Records with drawing code:
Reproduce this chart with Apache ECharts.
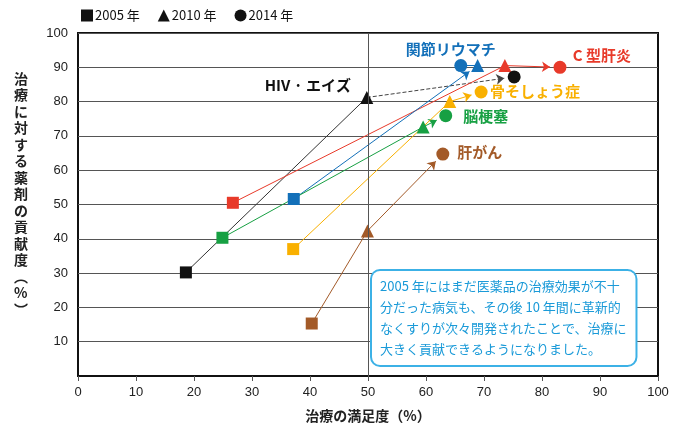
<!DOCTYPE html>
<html lang="ja">
<head>
    <meta charset="UTF-8">
    <title>治療の満足度と薬剤の貢献度</title>
    <script src="https://cdn.jsdelivr.net/npm/echarts@6/dist/echarts.min.js"></script>
    <style>
        *{
            margin: 0;
            padding: 0;
        }
        .container{
            width: 684px;
            height: 432px;
        }
    </style>
</head>
<body>
<div class="container"></div>
<script>
    // 疾患ごとの値 (x: 治療の満足度, y: 薬剤の貢献度)
    const diseases = ['HIV · エイズ', 'C 型肝炎', '関節リウマチ', '脳梗塞', '骨そしょう症', '肝がん'];
    const sat2005 = [18.6, 26.7, 37.2, 24.9, 37.1, 40.3];
    const con2005 = [30.2, 50.5, 51.6, 40.3, 37.0, 15.3];
    const sat2010 = [49.8, 73.6, 68.9, 59.5, 64.1, 49.9];
    const con2010 = [81.2, 90.5, 90.5, 72.6, 80.0, 42.3];
    const sat2014 = [75.2, 83.1, 66.0, 63.4, 69.5, 62.9];
    const con2014 = [87.2, 90.0, 90.5, 75.9, 82.8, 64.7];
    const years = ['2005 年', '2010 年', '2014 年'];

    const colors = ['#111111', '#e83a2a', '#1370b9', '#17a043', '#f9b000', '#a35a28'];
    // ラベルの位置 (2014 年の点から / HIV は 2010 年の点から)
    const labelOffset = [[-59, -12], [42, -12], [-10, -16], [40, 1], [54, -1], [37, -2]];
    const arrowFirst = [false, false, true, false, false, false];

    let main = document.querySelectorAll(".container");
    let mycharts = echarts.init(main[0]);

    const font = '"Noto Sans CJK JP", "Noto Sans", sans-serif';

    function pts(xs, ys, withLabel) {
        return xs.map((x, i) => {
            let item = {
                name: diseases[i],
                value: [x, ys[i]],
                itemStyle: {color: colors[i], opacity: 1}
            };
            if (withLabel && withLabel(i)) {
                item.label = {
                    show: true,
                    position: 'inside',
                    offset: labelOffset[i],
                    formatter: diseases[i],
                    color: colors[i],
                    fontSize: 15,
                    fontWeight: 'bold',
                    fontFamily: font
                };
            }
            return item;
        });
    }

    function segments(shorten) {
        let data = [];
        diseases.forEach((d, i) => {
            let a = [sat2005[i], con2005[i]];
            let b = [sat2010[i], con2010[i]];
            let c = [sat2014[i], con2014[i]];
            let black = i === 0;
            data.push({
                coords: [a, arrowFirst[i] ? shorten(a, b) : b],
                symbol: ['none', arrowFirst[i] ? 'arrow' : 'none'],
                lineStyle: {color: black ? '#333' : colors[i]}
            });
            data.push({
                coords: [b, arrowFirst[i] ? c : shorten(b, c)],
                symbol: ['none', arrowFirst[i] ? 'none' : 'arrow'],
                lineStyle: {color: black ? '#444' : colors[i], type: black ? 'dashed' : 'solid'}
            });
        });
        return data;
    }

    let Option = {
        backgroundColor: '#fff',
        textStyle: {fontFamily: font},
        legend: {
            left: 76,
            top: 4,
            itemWidth: 12,
            itemHeight: 12,
            itemGap: 18,
            data: years,
            textStyle: {fontSize: 13, color: '#111', padding: [0, 0, 0, -3]}
        },
        grid: {
            left: 78,
            right: 26,
            top: 33,
            bottom: 56,
            show: true,
            borderColor: '#111',
            borderWidth: 2
        },
        xAxis: {
            type: 'value',
            min: 0,
            max: 100,
            interval: 10,
            name: '治療の満足度（%）',
            nameLocation: 'middle',
            nameGap: 33,
            nameTextStyle: {fontSize: 14, fontWeight: 'bold', color: '#222'},
            axisLine: {show: true, lineStyle: {color: '#111', width: 2}},
            axisTick: {show: true, length: 5, lineStyle: {color: '#555'}},
            axisLabel: {fontSize: 13, color: '#222', margin: 10, fontFamily: 'Liberation Sans'},
            splitLine: {show: false}
        },
        yAxis: {
            type: 'value',
            min: 0,
            max: 100,
            interval: 10,
            axisLine: {show: false},
            axisTick: {show: false},
            axisLabel: {
                fontSize: 13, color: '#222', margin: 10, fontFamily: 'Liberation Sans',
                formatter: v => (v === 0 ? '' : v)
            },
            splitLine: {lineStyle: {color: '#555', width: 1}}
        },
        graphic: [
            {
                type: 'text',
                left: 14,
                top: 70,
                style: {
                    text: '治\n療\nに\n対\nす\nる\n薬\n剤\nの\n貢\n献\n度\n︵\n%\n︶',
                    font: 'bold 14px ' + font,
                    fill: '#222',
                    lineHeight: 16.5,
                    align: 'center'
                }
            },
            {
                type: 'text',
                left: 370,
                top: 269,
                z: 10,
                style: {
                    text: '2005 年にはまだ医薬品の治療効果が不十\n分だった病気も、その後 10 年間に革新的\nなくすりが次々開発されたことで、治療に\n大きく貢献できるようになりました。',
                    font: '13px ' + font,
                    fill: '#1a9ad8',
                    lineHeight: 21,
                    backgroundColor: '#fff',
                    borderColor: '#3cb1e6',
                    borderWidth: 2,
                    borderRadius: 8,
                    padding: [5, 9, 5, 8]
                }
            }
        ],
        series: [
            {
                type: 'lines',
                coordinateSystem: 'cartesian2d',
                silent: true,
                z: 2,
                symbolSize: 8,
                lineStyle: {width: 1, opacity: 1},
                data: segments((p, q) => q),
                markLine: {
                    silent: true,
                    symbol: 'none',
                    label: {show: false},
                    lineStyle: {color: '#555', width: 1, type: 'solid'},
                    data: [{xAxis: 50}]
                }
            },
            {
                name: years[0],
                type: 'scatter',
                symbol: 'rect',
                symbolSize: 12,
                z: 3,
                itemStyle: {color: '#111', opacity: 1},
                data: pts(sat2005, con2005)
            },
            {
                name: years[1],
                type: 'scatter',
                symbol: 'triangle',
                symbolSize: 13,
                z: 3,
                itemStyle: {color: '#111', opacity: 1},
                data: pts(sat2010, con2010, i => i === 0)
            },
            {
                name: years[2],
                type: 'scatter',
                symbol: 'circle',
                symbolSize: 13,
                z: 3,
                itemStyle: {color: '#111', opacity: 1},
                data: pts(sat2014, con2014, i => i !== 0)
            }
        ]
    };

    mycharts.setOption(Option);

    // 矢印が点の手前で止まるように、ピクセル上で終点を少し縮める
    function shortenPx(p, q) {
        let a = mycharts.convertToPixel({gridIndex: 0}, p);
        let b = mycharts.convertToPixel({gridIndex: 0}, q);
        let dx = b[0] - a[0], dy = b[1] - a[1];
        let len = Math.sqrt(dx * dx + dy * dy);
        let r = 10;
        let e = [b[0] - dx / len * r, b[1] - dy / len * r];
        return mycharts.convertFromPixel({gridIndex: 0}, e);
    }
    mycharts.setOption({series: [{data: segments(shortenPx)}]});
</script>
</body>
</html>
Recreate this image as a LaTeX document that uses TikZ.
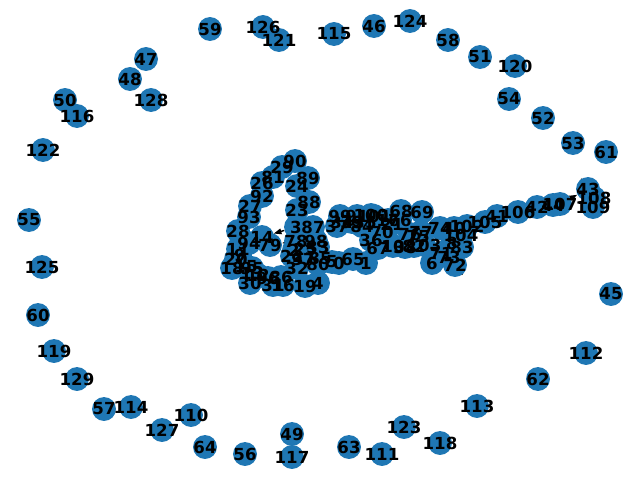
\documentclass[tikz,border=0pt]{standalone}
\usepackage{fontspec}
\setmainfont{DejaVu Sans}
\usetikzlibrary{arrows.meta,backgrounds}
\definecolor{nxblue}{HTML}{1F77B4}
\tikzset{
  vertex/.style={circle,fill=nxblue,minimum size=17pt,inner sep=0pt},
  vlabel/.style={font=\fontsize{11.8}{12}\selectfont\bfseries,inner sep=0pt},
  link/.style={draw=black,line width=1pt,-{Triangle[length=5.5pt,width=4pt]}}
}
% outer ring of lone vertices
\def\ringlist{59/210/29,126/263/27,121/279/40,115/334/34,46/374/26,124/410/21,
  58/448/40,51/480/57,120/515/66,54/509/99,52/543/118,53/573/143,61/606/152,
  45/611/294,112/586/353,62/538/379,113/477/406,118/440/443,123/404/427,
  111/382/454,63/349/447,49/292/434,117/292/457,56/245/454,64/205/447,
  110/191/415,127/162/430,114/131/407,57/104/409,129/77/379,119/54/351,
  60/38/315,125/42/267,55/29/220,122/43/150,50/65/100,116/77/116,48/130/79,
  47/146/59,128/151/100}
% the big component
\def\clusterlist{90/295/161,29/282/167,81/273/177,89/308/178,26/262/183,
  24/297/186,92/262/196,88/309/202,27/250/206,23/297/210,93/249/217,
  28/238/231,14/262/237,79/270/245,94/249/243,11/238/249,9/240/255,
  20/236/259,18/232/268,15/246/267,95/252/268,12/258/275,13/252/273,
  30/250/283,96/268/278,86/281/277,31/273/285,16/283/285,3/296/227,
  87/313/227,78/296/241,98/316/241,25/305/249,2/294/250,33/318/247,
  22/292/256,97/303/259,85/320/258,32/297/268,80/318/264,19/305/286,
  4/318/283,5/332/262,0/339/263,65/353/259,1/366/263,99/340/216,
  91/357/216,100/371/215,101/374/216,34/342/222,37/337/226,39/352/222,
  7/346/221,35/365/222,84/362/226,17/388/220,66/400/220,68/401/211,
  69/422/212,21/392/224,70/382/232,36/371/240,67/378/248,10/393/246,
  38/405/247,82/414/246,103/424/245,76/410/234,75/418/237,77/421/232,
  74/440/228,40/454/228,104/461/235,102/467/226,8/452/243,83/462/247,
  73/449/257,71/441/253,6/432/263,72/455/265,105/485/222,41/497/216,
  106/518/212,42/537/207,44/553/205,107/560/204,43/588/189,108/594/198,
  109/593/207}

\begin{document}
\begin{tikzpicture}[x=0.025cm,y=-0.025cm]
  \useasboundingbox (0,0) rectangle (640,480);
  \foreach \n/\x/\y in \ringlist
    \node[vertex] (v\n) at (\x,\y) {};
  \foreach \n/\x/\y in \clusterlist
    \node[vertex] (v\n) at (\x,\y) {};
  % labels sit above every disc
  \foreach \n/\x/\y in \ringlist
    \node[vlabel] (l\n) at (v\n) {\n};
  \foreach \n/\x/\y in \clusterlist
    \node[vlabel] (l\n) at (v\n) {\n};
  \begin{scope}[on background layer]
    \foreach \a/\b in {90/29,29/81,81/26,26/92,92/27,27/93,93/28,28/94,
      94/11,11/20,20/18,18/15,15/13,13/30,30/96,96/31,31/16,16/19,19/4,
      90/89,89/24,24/88,88/23,23/3,3/87,3/14,78/79,9/79,3/78,78/2,2/97,
      97/32,32/19,87/98,98/33,33/85,85/80,80/5,5/0,0/65,65/1,99/91,
      91/100,100/17,17/68,68/69,69/77,77/74,74/40,40/102,102/105,105/41,
      41/106,106/42,42/44,44/107,107/43,43/108,108/109,70/36,36/67,67/10,
      10/38,38/82,82/103,103/71,71/6,6/72,72/73,73/83,83/104}
      \path (v\a) edge[link] (v\b);
  \end{scope}
\end{tikzpicture}
\end{document}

WORK INSTRUCTIONS
Select every line where the word "this" occurs.

SOLUTION TO THE EXERCISE
Reproduce this chart with Apache ECharts.
Recreate this image as a LaTeX document that uses TikZ.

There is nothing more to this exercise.